__The exercise__.
Repeat all of the material below exactly as written, images excluded.
══════════
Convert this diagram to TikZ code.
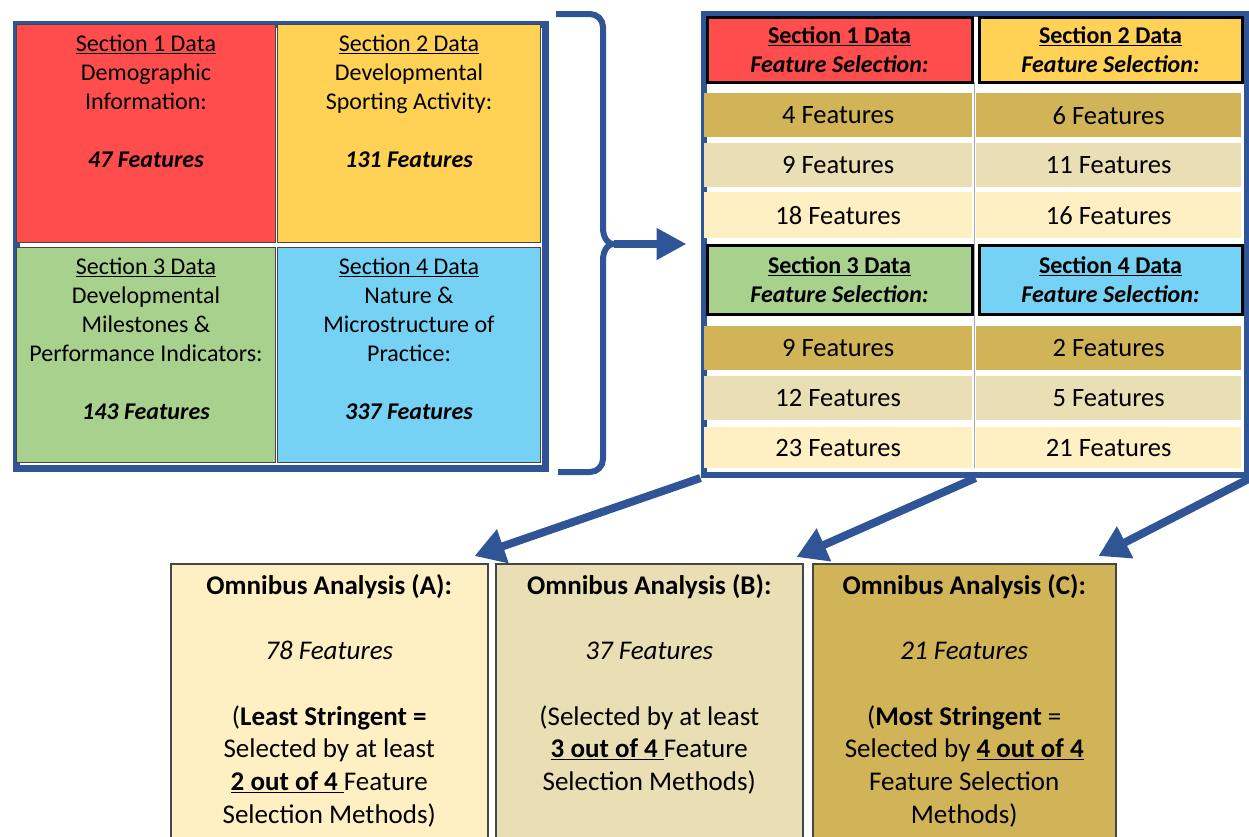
\documentclass[tikz,border=0pt]{standalone}
\usepackage{fontspec}
\setmainfont{Carlito}
\usetikzlibrary{arrows.meta,calc}
\definecolor{frameblue}{RGB}{47,85,151}
\definecolor{cred}{RGB}{255,76,76}
\definecolor{cyellow}{RGB}{255,210,85}
\definecolor{cgreen}{RGB}{169,209,142}
\definecolor{cblue}{RGB}{118,210,245}
\definecolor{cgold}{RGB}{210,180,88}
\definecolor{cbeige}{RGB}{234,222,180}
\definecolor{clight}{RGB}{255,240,196}
\definecolor{cellline}{RGB}{70,70,70}
\begin{document}
\begin{tikzpicture}[x=1pt,y=-1pt,
  frame/.style={draw=frameblue, line width=6.5pt, fill=white, inner sep=0pt, anchor=north west},
  lcell/.style={draw=cellline, line width=1pt, inner sep=0pt, anchor=north west},
  hcell/.style={draw=black, line width=3pt, inner sep=0pt, anchor=north west,
    align=center, font=\fontsize{24}{29}\selectfont\bfseries},
  rcell/.style={inner sep=0pt, anchor=north west, font=\fontsize{26.5}{30}\selectfont},
  lptext/.style={inner sep=0pt, anchor=north, align=center, font=\fontsize{24}{29}\selectfont},
  obox/.style={draw=cellline, line width=1.5pt, inner sep=0pt, anchor=north west},
  otext/.style={inner sep=0pt, anchor=north, align=center, font=\fontsize{27}{32.7}\selectfont},
  conn/.style={draw=frameblue, line width=8pt, -{Triangle[length=30pt,width=34pt]}}
]
\useasboundingbox (0,0) rectangle (1249,836);
\clip (0,0) rectangle (1249,836);

% ---------- left panel ----------
\node[frame, minimum width=529pt, minimum height=444pt] (lp) at (13,21) {};
\node[lcell, fill=cred,    minimum width=259pt, minimum height=218pt] (s1) at (16,24) {};
\node[lcell, fill=cyellow, minimum width=263pt, minimum height=218pt] (s2) at (277,24) {};
\node[lcell, fill=cgreen,  minimum width=259pt, minimum height=215pt] (s3) at (16,247) {};
\node[lcell, fill=cblue,   minimum width=263pt, minimum height=215pt] (s4) at (277,247) {};

\node[lptext] (t1) at ([yshift=-11pt]s1.north) {\underline{Section 1 Data}\\ Demographic\\ Information:\\[29pt] \textbf{\textit{47 Features}}};
\node[lptext] (t2) at ([yshift=-11pt]s2.north) {\underline{Section 2 Data}\\ Developmental\\ Sporting Activity:\\[29pt] \textbf{\textit{131 Features}}};
\node[lptext] (t3) at ([yshift=-11pt]s3.north) {\underline{Section 3 Data}\\ Developmental\\ Milestones \&\\ Performance Indicators:\\[29pt] \textbf{\textit{143 Features}}};
\node[lptext] (t4) at ([yshift=-11pt]s4.north) {\underline{Section 4 Data}\\ Nature \&\\ Microstructure of\\ Practice:\\[29pt] \textbf{\textit{337 Features}}};

% ---------- bracket ----------
\coordinate (notch) at (614,244);
\draw[frameblue, line width=6pt] (556,14) -- (590,14) to[out=0,in=90] (603,27) -- (603,228)
  to[out=-90,in=180] (notch) to[out=180,in=90] (603,260) -- (603,459)
  to[out=-90,in=0] (590,472) -- (558,472);

% ---------- right panel ----------
\node[frame, minimum width=543.5pt, minimum height=461pt] (rp) at (700.5,10.5) {};
\draw[black!35, line width=1pt] (974,82) -- (974,468);

\node[hcell, fill=cred,    minimum width=265pt, minimum height=65.5pt] (h1) at (705.5,15.5) {\underline{Section 1 Data}\\ \textit{Feature Selection:}};
\node[hcell, fill=cyellow, minimum width=263pt, minimum height=65.5pt] (h2) at (977.5,15.5) {\underline{Section 2 Data}\\ \textit{Feature Selection:}};

\node[rcell, fill=cgold,  minimum width=268pt, minimum height=44pt] (r11) at (704,93) {4 Features};
\node[rcell, fill=cgold,  minimum width=265pt, minimum height=44pt] (r21) at (976,93) {6 Features};
\node[rcell, fill=cbeige, minimum width=268pt, minimum height=44pt] (r12) at (704,143) {9 Features};
\node[rcell, fill=cbeige, minimum width=265pt, minimum height=44pt] (r22) at (976,143) {11 Features};
\node[rcell, fill=clight, minimum width=268pt, minimum height=46pt] (r13) at (704,192) {18 Features};
\node[rcell, fill=clight, minimum width=265pt, minimum height=46pt] (r23) at (976,192) {16 Features};

\node[hcell, fill=cgreen, minimum width=265pt, minimum height=69.5pt] (h3) at (705.5,243.5) {\underline{Section 3 Data}\\ \textit{Feature Selection:}};
\node[hcell, fill=cblue,  minimum width=263pt, minimum height=69.5pt] (h4) at (977.5,243.5) {\underline{Section 4 Data}\\ \textit{Feature Selection:}};

\node[rcell, fill=cgold,  minimum width=268pt, minimum height=44pt] (r31) at (704,326) {9 Features};
\node[rcell, fill=cgold,  minimum width=265pt, minimum height=44pt] (r41) at (976,326) {2 Features};
\node[rcell, fill=cbeige, minimum width=268pt, minimum height=44pt] (r32) at (704,376) {12 Features};
\node[rcell, fill=cbeige, minimum width=265pt, minimum height=44pt] (r42) at (976,376) {5 Features};
\node[rcell, fill=clight, minimum width=268pt, minimum height=41pt] (r33) at (704,427) {23 Features};
\node[rcell, fill=clight, minimum width=265pt, minimum height=41pt] (r43) at (976,427) {21 Features};

% ---------- omnibus boxes ----------
\node[obox, fill=clight, minimum width=317pt, minimum height=300pt] (bA) at (170,563) {};
\node[obox, fill=cbeige, minimum width=307pt, minimum height=300pt] (bB) at (495,563) {};
\node[obox, fill=cgold,  minimum width=303pt, minimum height=300pt] (bC) at (812,563) {};

\node[otext] (tA) at ([yshift=-11pt]bA.north) {\textbf{Omnibus Analysis (A):}\\[32.7pt] \textit{78 Features}\\[32.7pt]
  (\textbf{Least Stringent =}\\ Selected by at least\\ \underline{\textbf{2 out of 4} }Feature\\ Selection Methods)};
\node[otext] (tB) at ([yshift=-11pt]bB.north) {\textbf{Omnibus Analysis (B):}\\[32.7pt] \textit{37 Features}\\[32.7pt]
  (Selected by at least\\ \underline{\textbf{3 out of 4} }Feature\\ Selection Methods)};
\node[otext] (tC) at ([yshift=-11pt]bC.north) {\textbf{Omnibus Analysis (C):}\\[32.7pt] \textit{21 Features}\\[32.7pt]
  (\textbf{Most Stringent} =\\ Selected by \underline{\textbf{4 out of 4}}\\ Feature Selection\\ Methods)};

% ---------- connectors ----------
\draw[draw=frameblue, line width=8pt, -{Triangle[length=30pt,width=30pt]}] (notch) -- ($(notch -| rp.west)+(-14,0)$);
\draw[conn] (rp.south west) -- ($(bA.north east)+(-14,-7)$);
\draw[conn] (rp.south) -- ($(bB.north east)+(-7,-6)$);
\draw[conn] (rp.south east) -- ($(bC.north east)+(-18,-7)$);
\end{tikzpicture}
\end{document}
══════════
__Exercise answer__.
Convert this diagram to TikZ code.
\documentclass[tikz,border=0pt]{standalone}
\usepackage{fontspec}
\setmainfont{Carlito}
\usetikzlibrary{arrows.meta,calc}
\definecolor{frameblue}{RGB}{47,85,151}
\definecolor{cred}{RGB}{255,76,76}
\definecolor{cyellow}{RGB}{255,210,85}
\definecolor{cgreen}{RGB}{169,209,142}
\definecolor{cblue}{RGB}{118,210,245}
\definecolor{cgold}{RGB}{210,180,88}
\definecolor{cbeige}{RGB}{234,222,180}
\definecolor{clight}{RGB}{255,240,196}
\definecolor{cellline}{RGB}{70,70,70}
\begin{document}
\begin{tikzpicture}[x=1pt,y=-1pt,
  frame/.style={draw=frameblue, line width=6.5pt, fill=white, inner sep=0pt, anchor=north west},
  lcell/.style={draw=cellline, line width=1pt, inner sep=0pt, anchor=north west},
  hcell/.style={draw=black, line width=3pt, inner sep=0pt, anchor=north west,
    align=center, font=\fontsize{24}{29}\selectfont\bfseries},
  rcell/.style={inner sep=0pt, anchor=north west, font=\fontsize{26.5}{30}\selectfont},
  lptext/.style={inner sep=0pt, anchor=north, align=center, font=\fontsize{24}{29}\selectfont},
  obox/.style={draw=cellline, line width=1.5pt, inner sep=0pt, anchor=north west},
  otext/.style={inner sep=0pt, anchor=north, align=center, font=\fontsize{27}{32.7}\selectfont},
  conn/.style={draw=frameblue, line width=8pt, -{Triangle[length=30pt,width=34pt]}}
]
\useasboundingbox (0,0) rectangle (1249,836);
\clip (0,0) rectangle (1249,836);

% ---------- left panel ----------
\node[frame, minimum width=529pt, minimum height=444pt] (lp) at (13,21) {};
\node[lcell, fill=cred,    minimum width=259pt, minimum height=218pt] (s1) at (16,24) {};
\node[lcell, fill=cyellow, minimum width=263pt, minimum height=218pt] (s2) at (277,24) {};
\node[lcell, fill=cgreen,  minimum width=259pt, minimum height=215pt] (s3) at (16,247) {};
\node[lcell, fill=cblue,   minimum width=263pt, minimum height=215pt] (s4) at (277,247) {};

\node[lptext] (t1) at ([yshift=-11pt]s1.north) {\underline{Section 1 Data}\\ Demographic\\ Information:\\[29pt] \textbf{\textit{47 Features}}};
\node[lptext] (t2) at ([yshift=-11pt]s2.north) {\underline{Section 2 Data}\\ Developmental\\ Sporting Activity:\\[29pt] \textbf{\textit{131 Features}}};
\node[lptext] (t3) at ([yshift=-11pt]s3.north) {\underline{Section 3 Data}\\ Developmental\\ Milestones \&\\ Performance Indicators:\\[29pt] \textbf{\textit{143 Features}}};
\node[lptext] (t4) at ([yshift=-11pt]s4.north) {\underline{Section 4 Data}\\ Nature \&\\ Microstructure of\\ Practice:\\[29pt] \textbf{\textit{337 Features}}};

% ---------- bracket ----------
\coordinate (notch) at (614,244);
\draw[frameblue, line width=6pt] (556,14) -- (590,14) to[out=0,in=90] (603,27) -- (603,228)
  to[out=-90,in=180] (notch) to[out=180,in=90] (603,260) -- (603,459)
  to[out=-90,in=0] (590,472) -- (558,472);

% ---------- right panel ----------
\node[frame, minimum width=543.5pt, minimum height=461pt] (rp) at (700.5,10.5) {};
\draw[black!35, line width=1pt] (974,82) -- (974,468);

\node[hcell, fill=cred,    minimum width=265pt, minimum height=65.5pt] (h1) at (705.5,15.5) {\underline{Section 1 Data}\\ \textit{Feature Selection:}};
\node[hcell, fill=cyellow, minimum width=263pt, minimum height=65.5pt] (h2) at (977.5,15.5) {\underline{Section 2 Data}\\ \textit{Feature Selection:}};

\node[rcell, fill=cgold,  minimum width=268pt, minimum height=44pt] (r11) at (704,93) {4 Features};
\node[rcell, fill=cgold,  minimum width=265pt, minimum height=44pt] (r21) at (976,93) {6 Features};
\node[rcell, fill=cbeige, minimum width=268pt, minimum height=44pt] (r12) at (704,143) {9 Features};
\node[rcell, fill=cbeige, minimum width=265pt, minimum height=44pt] (r22) at (976,143) {11 Features};
\node[rcell, fill=clight, minimum width=268pt, minimum height=46pt] (r13) at (704,192) {18 Features};
\node[rcell, fill=clight, minimum width=265pt, minimum height=46pt] (r23) at (976,192) {16 Features};

\node[hcell, fill=cgreen, minimum width=265pt, minimum height=69.5pt] (h3) at (705.5,243.5) {\underline{Section 3 Data}\\ \textit{Feature Selection:}};
\node[hcell, fill=cblue,  minimum width=263pt, minimum height=69.5pt] (h4) at (977.5,243.5) {\underline{Section 4 Data}\\ \textit{Feature Selection:}};

\node[rcell, fill=cgold,  minimum width=268pt, minimum height=44pt] (r31) at (704,326) {9 Features};
\node[rcell, fill=cgold,  minimum width=265pt, minimum height=44pt] (r41) at (976,326) {2 Features};
\node[rcell, fill=cbeige, minimum width=268pt, minimum height=44pt] (r32) at (704,376) {12 Features};
\node[rcell, fill=cbeige, minimum width=265pt, minimum height=44pt] (r42) at (976,376) {5 Features};
\node[rcell, fill=clight, minimum width=268pt, minimum height=41pt] (r33) at (704,427) {23 Features};
\node[rcell, fill=clight, minimum width=265pt, minimum height=41pt] (r43) at (976,427) {21 Features};

% ---------- omnibus boxes ----------
\node[obox, fill=clight, minimum width=317pt, minimum height=300pt] (bA) at (170,563) {};
\node[obox, fill=cbeige, minimum width=307pt, minimum height=300pt] (bB) at (495,563) {};
\node[obox, fill=cgold,  minimum width=303pt, minimum height=300pt] (bC) at (812,563) {};

\node[otext] (tA) at ([yshift=-11pt]bA.north) {\textbf{Omnibus Analysis (A):}\\[32.7pt] \textit{78 Features}\\[32.7pt]
  (\textbf{Least Stringent =}\\ Selected by at least\\ \underline{\textbf{2 out of 4} }Feature\\ Selection Methods)};
\node[otext] (tB) at ([yshift=-11pt]bB.north) {\textbf{Omnibus Analysis (B):}\\[32.7pt] \textit{37 Features}\\[32.7pt]
  (Selected by at least\\ \underline{\textbf{3 out of 4} }Feature\\ Selection Methods)};
\node[otext] (tC) at ([yshift=-11pt]bC.north) {\textbf{Omnibus Analysis (C):}\\[32.7pt] \textit{21 Features}\\[32.7pt]
  (\textbf{Most Stringent} =\\ Selected by \underline{\textbf{4 out of 4}}\\ Feature Selection\\ Methods)};

% ---------- connectors ----------
\draw[draw=frameblue, line width=8pt, -{Triangle[length=30pt,width=30pt]}] (notch) -- ($(notch -| rp.west)+(-14,0)$);
\draw[conn] (rp.south west) -- ($(bA.north east)+(-14,-7)$);
\draw[conn] (rp.south) -- ($(bB.north east)+(-7,-6)$);
\draw[conn] (rp.south east) -- ($(bC.north east)+(-18,-7)$);
\end{tikzpicture}
\end{document}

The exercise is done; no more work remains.